Responsável pelo Ilê Omolu Oxum, em São João de Meriti,
terreiro com quase 50 anos, na Baixada Fluminense, Mãe Meninazinha já iniciou
mais de 150 filhos de santo. Sem deixar de lado os rituais, ela ainda é
vice-presidenta da Rede Nacional de Religiões Afro-Brasileiras e Saúde,
entidade da qual também é fundadora.
“As pessoas vêm em busca de cura, da saúde física ou
espiritual, estamos aqui para ajudar”, disse Mãe Meninazinha, com jeito doce e
tranquilo, ao falar do próprio trabalho.
Preocupada em transcender ensinamentos para fora do
terreiro, ela foi uma das principais articuladoras de uma ação civil pública,
ainda na década de 1980, para garantir a liberdade religiosa no país. Na época,
a casa sofria diversos ataques das ascendentes religiões neopentecostais.
Vizinhos do terreiro chegaram a bloquear a rua com tapumes para impedir a
passagem de fieis.
Ao receber a Agência Brasil no Ilê Omolu Oxum, que já foi
até cenário de filme, ela compartilhou um pouco das atividades que divide com a
Mãe Nilce de Iansã, sobrinha e herdeira da casa.
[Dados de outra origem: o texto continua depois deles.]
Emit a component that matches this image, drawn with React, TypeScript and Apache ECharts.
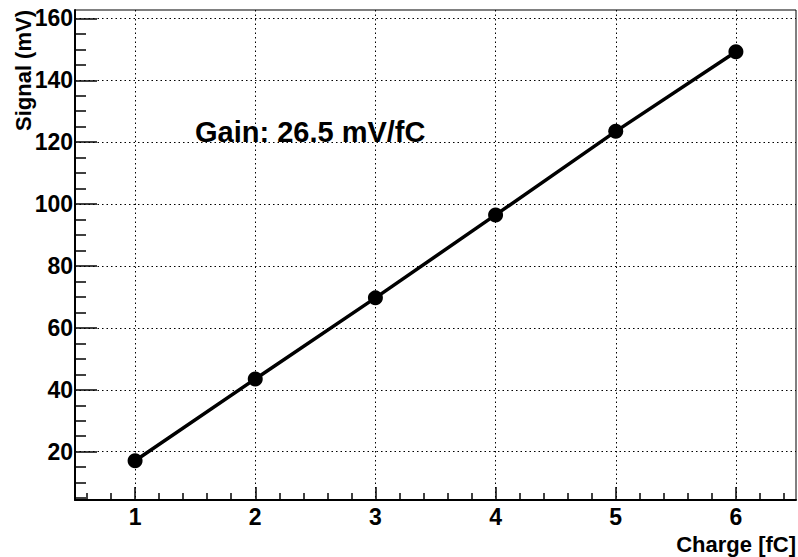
import React, { useEffect, useRef } from "react";
import * as echarts from "echarts";

const charge = [1, 2, 3, 4, 5, 6];
const signal = [17.1, 43.5, 69.7, 96.5, 123.5, 149.2];
const xMajor = [1, 2, 3, 4, 5, 6];
const xMinor = [0.6, 0.8, 1.2, 1.4, 1.6, 1.8, 2.2, 2.4, 2.6, 2.8, 3.2, 3.4, 3.6, 3.8, 4.2, 4.4, 4.6, 4.8, 5.2, 5.4, 5.6, 5.8, 6.2, 6.4];
const yMajor = [20, 40, 60, 80, 100, 120, 140, 160];
const yMinor = [5, 10, 15, 25, 30, 35, 45, 50, 55, 65, 70, 75, 85, 90, 95, 105, 110, 115, 125, 130, 135, 145, 150, 155];
const xTitle = "Charge [fC]";
const yTitle = "Signal (mV)";
const annotation = "Gain: 26.5 mV/fC";

const FONT = "'Liberation Sans', Arial, Helvetica, sans-serif";

export default function App() {
  const ref = useRef<HTMLDivElement>(null);
  useEffect(() => {
    if (!ref.current) return;
    const chart = echarts.init(ref.current, undefined, { renderer: "svg" });
    const xMin = 0.5, xMax = 6.5, yMin = 4.4, yMax = 162.7;
    const labelStyle = { color: "#000", fontFamily: FONT, fontWeight: "bold" as const, fontSize: 23 };
    chart.setOption({
      animation: false,
      backgroundColor: "#fff",
      grid: { left: 75, right: 2, top: 10, bottom: 57, show: true, borderColor: "#000", borderWidth: 1, backgroundColor: "transparent" },
      xAxis: [
        {
          type: "value", min: xMin, max: xMax, position: "bottom",
          axisLine: { show: true, onZero: false, lineStyle: { color: "#000", width: 2 } },
          axisTick: { show: true, inside: true, length: 13, customValues: xMajor, lineStyle: { color: "#000", width: 1.5 } },
          axisLabel: { show: true, customValues: xMajor, margin: 5, ...labelStyle },
          splitLine: { show: true, lineStyle: { color: "#000", width: 1, type: [1.5, 3] } },
        },
        {
          type: "value", min: xMin, max: xMax, position: "bottom",
          axisLine: { show: false },
          axisTick: { show: true, inside: true, length: 7, customValues: xMinor, lineStyle: { color: "#000", width: 1.5 } },
          axisLabel: { show: false },
          splitLine: { show: false },
        },
      ],
      yAxis: [
        {
          type: "value", min: yMin, max: yMax, position: "left",
          axisLine: { show: true, onZero: false, lineStyle: { color: "#000", width: 2 } },
          axisTick: { show: true, inside: true, length: 22, customValues: yMajor, lineStyle: { color: "#000", width: 1.5 } },
          axisLabel: { show: true, customValues: yMajor, margin: 2, padding: [8, 0, 0, 0], ...labelStyle },
          splitLine: { show: true, lineStyle: { color: "#000", width: 1, type: [1.5, 3] } },
        },
        {
          type: "value", min: yMin, max: yMax, position: "left",
          axisLine: { show: false },
          axisTick: { show: true, inside: true, length: 11, customValues: yMinor, lineStyle: { color: "#000", width: 1.5 } },
          axisLabel: { show: false },
          splitLine: { show: false },
        },
      ],
      series: [
        {
          type: "line",
          xAxisIndex: 0, yAxisIndex: 0,
          data: charge.map((c, i) => [c, signal[i]]),
          symbol: "circle",
          symbolSize: 15,
          itemStyle: { color: "#000" },
          lineStyle: { color: "#000", width: 3.5 },
          z: 5,
        },
      ],
      graphic: [
        {
          type: "text", x: 195, y: 132,
          style: { text: annotation, fill: "#000", font: `bold 29px ${FONT}`, textAlign: "left", textVerticalAlign: "middle" },
          z: 10,
        },
        {
          type: "text", x: 796, y: 544,
          style: { text: xTitle, fill: "#000", font: `bold 22px ${FONT}`, textAlign: "right", textVerticalAlign: "middle" },
        },
        {
          type: "text", x: 23, y: 10, rotation: Math.PI / 2,
          style: { text: yTitle, fill: "#000", font: `bold 22px ${FONT}`, textAlign: "right", textVerticalAlign: "middle" },
        },
      ],
    });
    return () => chart.dispose();
  }, []);
  return <div ref={ref} style={{ width: 798, height: 557, position: "absolute", left: 0, top: 0 }} />;
}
Para Meninazinha, os terreiros
são espaços de acolhimento e difusão da cultura afro-brasileira, não podem se
limitar aos rituais. Ela foi uma das primeiras a observar que as casas
religiosas poderiam ser ocupadas com uma série de atividades nos momentos em
que não houvesse celebrações.
No espaço que ocupam em São João de Meriti, em uma rua que
quase não tinha casas quando o ilê chegou, as sacerdotisas se dividem entre
oficinas de costura de roupas e indumentária afro, que vestem pais, mães,
filhos e filhas de santo, de bonecas utilizadas nos rituais, além de cursos de
artesanato, onde são feitos fios de contas, as guias, que representam a
proteção dos orixás.
Entre as atividades mais procuradas estão as oficinas de
culinária afro-brasileira. Mãe Nilce editou recentemente um livro com 20
receitas, como o acarajé, feito para a orixá Iansã nas celebrações, e o
omolocum, de Oxum. “São salgados, doces e pratos que dividimos”, disse Nilce. A
publicação contém ainda informações sobre direitos da mulher, delegacias
especializadas, hospitais de referência e a Declaração Universal do Direitos
Humanos.
Durante as oficinas, as sacerdotisas falam sobre autoestima,
valorização da estética e cultura negra, sobre racismo, do qual também já foram
vítimas, e violência doméstica. “As pessoas se sentem à vontade para falar
desses assuntos e nós ouvimos, damos opinião”, disse Meninazinha.
Em um trabalho de resgate à memória, o Ilê Omolu Oxum abriu
um pequeno museu para contar a história do terreiro. Fundado pela avó de Mãe
Meninazinha, Iyá Davina, de quem a ialorixá é herdeira espiritual, o pequeno
espaço, que está em fase de reorganização de acervo, reúne desde documentos e
fotos antigas da família a objetos usados em rituais.
Com a preocupação em preservar as tradições, Mãe Meninazinha
é incansável em cobrar que a Polícia Civil devolva materiais apreendidos em
meados do século passado. “São assentamentos (representações), ferramentas [dos
orixás] atabaques, roupas, todo o nosso sagrado”. Segundo a polícia, os
materiais estão guardados em um acervo fechado à visitação.